Violação de direitos das mulheres mães e gestantes presas preventivamente 

Por Amanda Caroline Alves Pereira Rodrigues e Irene Maestro Guimarães

Em março de 2016, foi promulgada a Lei Federal nº 13.257, que objetiva, dentre outras questões, proteger a infância e o pleno exercício da maternidade de mulheres. 

Após dois anos de sua promulgação, o ITTC buscou analisar como essa lei, conhecida como Marco Legal da Primeira Infância, tem sido aplicada pelos atores do sistema de justiça criminal brasileiro. Para isso, elaborou-se uma pesquisa dividida em três etapas referentes a três diferentes momentos processuais que as mulheres custodiadas pelo Estado geralmente percorrem quando entram em conflito com a lei: 

1) A primeira etapa analisou a aplicação do Marco Legal durante as audiências de custódia de mulheres no Fórum Criminal da Barra Funda; 

2) A segunda etapa consiste na investigação dos casos de mulheres presas no Centro de Detenção Provisória de Franco da Rocha, a partir de uma análise dos processos selecionados através de formulários de atendimento da Defensoria Pública Estadual (DPE-SP) aplicados por defensores/as públicos em estabelecimentos prisionais voltados para a detenção provisória; 

3) A terceira e última etapa se debruça sobre decisões determinadas pelos STF e STJ, referentes a pedidos de prisão domiciliar de mulheres que entram com recursos nessas instâncias superiores.

No artigo anterior, foram apresentados os resultados da etapa 1 da pesquisa.
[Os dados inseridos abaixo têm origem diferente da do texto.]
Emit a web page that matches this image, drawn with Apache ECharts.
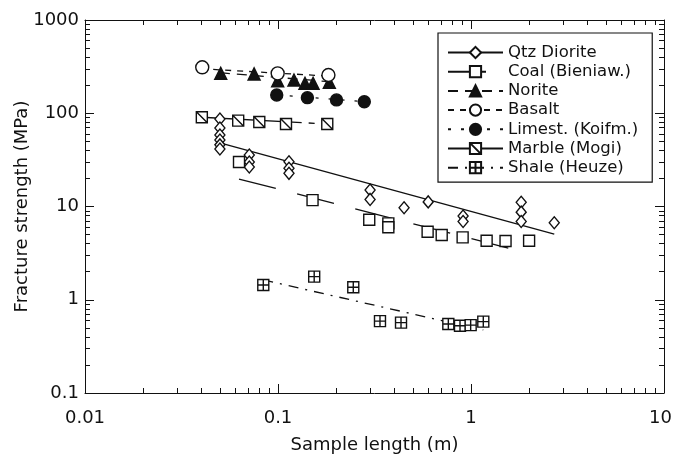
<!DOCTYPE html>
<html><head><meta charset="utf-8">
<script src="https://cdn.jsdelivr.net/npm/echarts@6/dist/echarts.min.js"></script>
<style>html,body{margin:0;padding:0;background:#fff}#c{width:673px;height:458px}</style>
</head><body><div id="c"></div>
<script>
// ---- tick labels ----
const xTickLabels = [0.01, 0.1, 1, 10];
const yTickLabels = [0.1, 1, 10, 100, 1000];
const minorMultipliers = [2, 3, 4, 5, 6, 7, 8, 9];

// ---- series names ----
const names = ['Qtz Diorite', 'Coal (Bieniaw.)', 'Norite', 'Basalt', 'Limest. (Koifm.)', 'Marble (Mogi)', 'Shale (Heuze)'];

// ---- measured points ----
const qtzX = [0.05, 0.05, 0.05, 0.05, 0.05, 0.05, 0.071, 0.071, 0.071, 0.114, 0.114, 0.114, 0.30, 0.30, 0.45, 0.60, 0.91, 0.91, 1.82, 1.82, 1.82, 2.7];
const qtzY = [86.7, 69.5, 58.4, 51.7, 45.8, 41.4, 35.6, 30.0, 26.5, 30.2, 25.7, 22.7, 15.0, 11.9, 9.7, 11.2, 7.9, 6.9, 11.1, 8.7, 6.9, 6.7];
const coalX = [0.0628, 0.151, 0.297, 0.373, 0.373, 0.596, 0.705, 0.905, 1.205, 1.51, 2.0];
const coalY = [30.0, 11.7, 7.2, 6.6, 6.0, 5.37, 4.94, 4.67, 4.30, 4.27, 4.30];
const noriteX = [0.0505, 0.0752, 0.0996, 0.121, 0.138, 0.152, 0.1845];
const noriteY = [268, 264, 223, 227, 209, 209, 215];
const basaltX = [0.0405, 0.0996, 0.1825];
const basaltY = [311, 268, 257];
const limeX = [0.0985, 0.142, 0.201, 0.280];
const limeY = [157, 147, 139, 133];
const marbleX = [0.0403, 0.0622, 0.080, 0.110, 0.180];
const marbleY = [90.6, 83.3, 80.5, 76.7, 76.7];
const shaleX = [0.0839, 0.154, 0.2455, 0.3376, 0.4339, 0.763, 0.877, 0.996, 1.158];
const shaleY = [1.44, 1.77, 1.36, 0.59, 0.568, 0.55, 0.527, 0.535, 0.582];

// ---- fitted trend lines (end points) ----
const qtzLineX = [0.05, 2.7],      qtzLineY = [48, 5.07];
const coalLineX = [0.0628, 1.845], coalLineY = [19.7, 3.27];
const noriteLineX = [0.05, 0.185], noriteLineY = [272, 218];
const basaltLineX = [0.04, 0.185], basaltLineY = [300, 250];
const limeLineX = [0.0985, 0.28],  limeLineY = [157, 133];
const marbleLineX = [0.0403, 0.18], marbleLineY = [90.6, 76.7];
const shaleLineX = [0.0839, 1.158], shaleLineY = [1.63, 0.474];

function minorTicks(majors) {
  const out = [];
  for (let i = 0; i < majors.length - 1; i++) {
    minorMultipliers.forEach(m => out.push(+(majors[i] * m).toPrecision(6)));
  }
  return out;
}
const xMinor = minorTicks(xTickLabels);
const yMinor = minorTicks(yTickLabels);

const FONT = 'DejaVu Sans';
const BLACK = '#111';
const zip = (xs, ys) => xs.map((x, i) => [x, ys[i]]);

const marker = {
  qtz:    {symbol: 'diamond', size: [10, 12], fill: '#fff'},
  coal:   {symbol: 'rect', size: 11, fill: '#fff'},
  norite: {symbol: 'triangle', size: 12, fill: BLACK},
  basalt: {symbol: 'circle', size: 13, fill: '#fff'},
  lime:   {symbol: 'circle', size: 12, fill: BLACK},
  marble: {symbol: 'path://M0,0H10V10H0Z M0,0L10,10', size: 11, fill: '#fff'},
  shale:  {symbol: 'path://M0,0H10V10H0Z M5,0V10 M0,5H10', size: 11, fill: '#fff'}
};
const lineDefs = [
  ['qtz', qtzLineX, qtzLineY, 'solid'],
  ['coal', coalLineX, coalLineY, [38, 22]],
  ['norite', noriteLineX, noriteLineY, [10, 7]],
  ['basalt', basaltLineX, basaltLineY, [6, 6]],
  ['lime', limeLineX, limeLineY, [3, 10]],
  ['marble', marbleLineX, marbleLineY, [100, 7, 6, 9]],
  ['shale', shaleLineX, shaleLineY, [10, 7, 2, 7]]
];
const pointDefs = [
  ['qtz', qtzX, qtzY], ['coal', coalX, coalY], ['norite', noriteX, noriteY],
  ['basalt', basaltX, basaltY], ['lime', limeX, limeY], ['marble', marbleX, marbleY],
  ['shale', shaleX, shaleY]
];

const series = [];
lineDefs.forEach((d, i) => {
  const m = marker[d[0]];
  series.push({
    name: names[i], type: 'line', xAxisIndex: 0, yAxisIndex: 0,
    data: zip(d[1], d[2]), showSymbol: false, symbol: m.symbol, symbolSize: m.size,
    itemStyle: {color: m.fill, borderColor: BLACK, borderWidth: 1.4},
    lineStyle: {color: BLACK, width: 1.3, type: d[3]},
    silent: true, z: 2
  });
});
pointDefs.forEach((d, i) => {
  const m = marker[d[0]];
  series.push({
    name: names[i], type: 'scatter', xAxisIndex: 0, yAxisIndex: 0,
    data: zip(d[1], d[2]), symbol: m.symbol, symbolSize: m.size,
    itemStyle: {color: m.fill, borderColor: BLACK, borderWidth: 1.4, opacity: 1},
    z: 3
  });
});

const axisLineStyle = {color: BLACK, width: 1};
function xAx(pos, major) {
  return {
    type: 'log', logBase: 10, min: 0.01, max: 10, position: pos, gridIndex: 0,
    axisLine: {show: major, onZero: false, lineStyle: axisLineStyle},
    axisTick: major ? {show: true, inside: true, length: 9, lineStyle: axisLineStyle}
                    : {show: true, inside: true, length: 5, customValues: xMinor, lineStyle: axisLineStyle},
    axisLabel: {show: false},
    splitLine: {show: false}, minorTick: {show: false}
  };
}
function yAx(pos, major) {
  return {
    type: 'log', logBase: 10, min: 0.1, max: 1000, position: pos, gridIndex: 0,
    axisLine: {show: major, onZero: false, lineStyle: axisLineStyle},
    axisTick: major ? {show: true, inside: true, length: 9, lineStyle: axisLineStyle}
                    : {show: true, inside: true, length: 5, customValues: yMinor, lineStyle: axisLineStyle},
    axisLabel: {show: false},
    splitLine: {show: false}, minorTick: {show: false}
  };
}
const xAxes = [xAx('bottom', true), xAx('bottom', false), xAx('top', true), xAx('top', false)];
const yAxes = [yAx('left', true), yAx('left', false), yAx('right', true), yAx('right', false)];
const fmt = v => String(+(+v).toPrecision(6));
Object.assign(xAxes[0], {
  name: 'Sample length (m)', nameLocation: 'middle', nameGap: 43, nameMoveOverlap: false,
  nameTextStyle: {fontFamily: FONT, fontSize: 18, color: BLACK},
  axisLabel: {show: true, customValues: xTickLabels, fontFamily: FONT, fontSize: 18, color: BLACK, margin: 16,
    formatter: v => (+v === xTickLabels[xTickLabels.length - 1] ? '{r|' + fmt(v) + '}' : fmt(v)),
    rich: {r: {fontFamily: FONT, fontSize: 18, color: BLACK, padding: [0, 7, 0, 0]}}}
});
Object.assign(yAxes[0], {
  name: 'Fracture strength (MPa)', nameLocation: 'middle', nameGap: 54, nameMoveOverlap: false,
  nameTextStyle: {fontFamily: FONT, fontSize: 18, color: BLACK},
  axisLabel: {show: true, customValues: yTickLabels, fontFamily: FONT, fontSize: 18, color: BLACK, margin: 6,
    formatter: fmt}
});
xAxes[0].axisTick.customValues = xTickLabels;
xAxes[2].axisTick.customValues = xTickLabels;
yAxes[0].axisTick.customValues = yTickLabels;
yAxes[2].axisTick.customValues = yTickLabels;

const chart = echarts.init(document.getElementById('c'), null, {renderer: 'canvas'});
chart.setOption({
  animation: false,
  backgroundColor: '#fff',
  grid: {left: 85, right: 9, top: 20, bottom: 65, containLabel: false, outerBoundsMode: 'none'},
  legend: {
    data: names, orient: 'vertical', left: 438, top: 33,
    padding: [11, 14, 6, 9], itemGap: 2.2, itemWidth: 55, itemHeight: 14,
    backgroundColor: '#fff', borderColor: BLACK, borderWidth: 1.2,
    textStyle: {fontFamily: FONT, fontSize: 16.5, color: BLACK, lineHeight: 17},
    selectedMode: false
  },
  xAxis: xAxes,
  yAxis: yAxes,
  series: series
});
</script></body></html>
Já o presente artigo pretende apresentar a leitura sobre alguns pontos verificados durante a etapa 2. 

Divisão de Apoio ao Atendimento do Preso Provisório (DAP) 

A Defensoria Pública do Estado de São Paulo realiza atendimento jurídico gratuito em estabelecimentos prisionais voltados para a manutenção da prisão de pessoas presas preventivamente que não foram sentenciadas pelo judiciário e aguardam julgamento em Centros de Detenção Provisória, conhecidos como CDP’s. 

Em parceria com o Instituto Terra, Trabalho e Cidadania, a DAP disponibilizou alguns dados coletados em atendimentos realizados no ano de 2018. A pesquisa buscou levantar o perfil socioeconômico dessas mulheres e avaliar as práticas dos atores judiciais no manejo do Marco Legal da Primeira Infância no curso do processo judicial. 

Através de formulários aplicados por defensores/as públicos durante entrevista com a pessoa privada de liberdade, foi possível obter informações do tipo: motivos da prisão; maternidade; emprego e renda; cor/raça; idade; violações de direitos e/ou relatos de violência; assim como, acessar os processos judiciais para poder analisar os pedidos realizados pela defesa e os fundamentos utilizados nas decisões promulgadas pelos juízes e juízas do processo de conhecimento, bem como os das audiências de custódias pelas quais, eventualmente, essas mulheres tenham passado anteriormente.. 

O Diagnóstico de aplicação do Marco Legal da Primeira Infância para o desencarceramento de mulheres selecionou 200 processos de instrução e julgamento de mulheres que estavam privadas preventivamente de liberdade no CDP feminino de Franco da Rocha até o fim do ano anterior. 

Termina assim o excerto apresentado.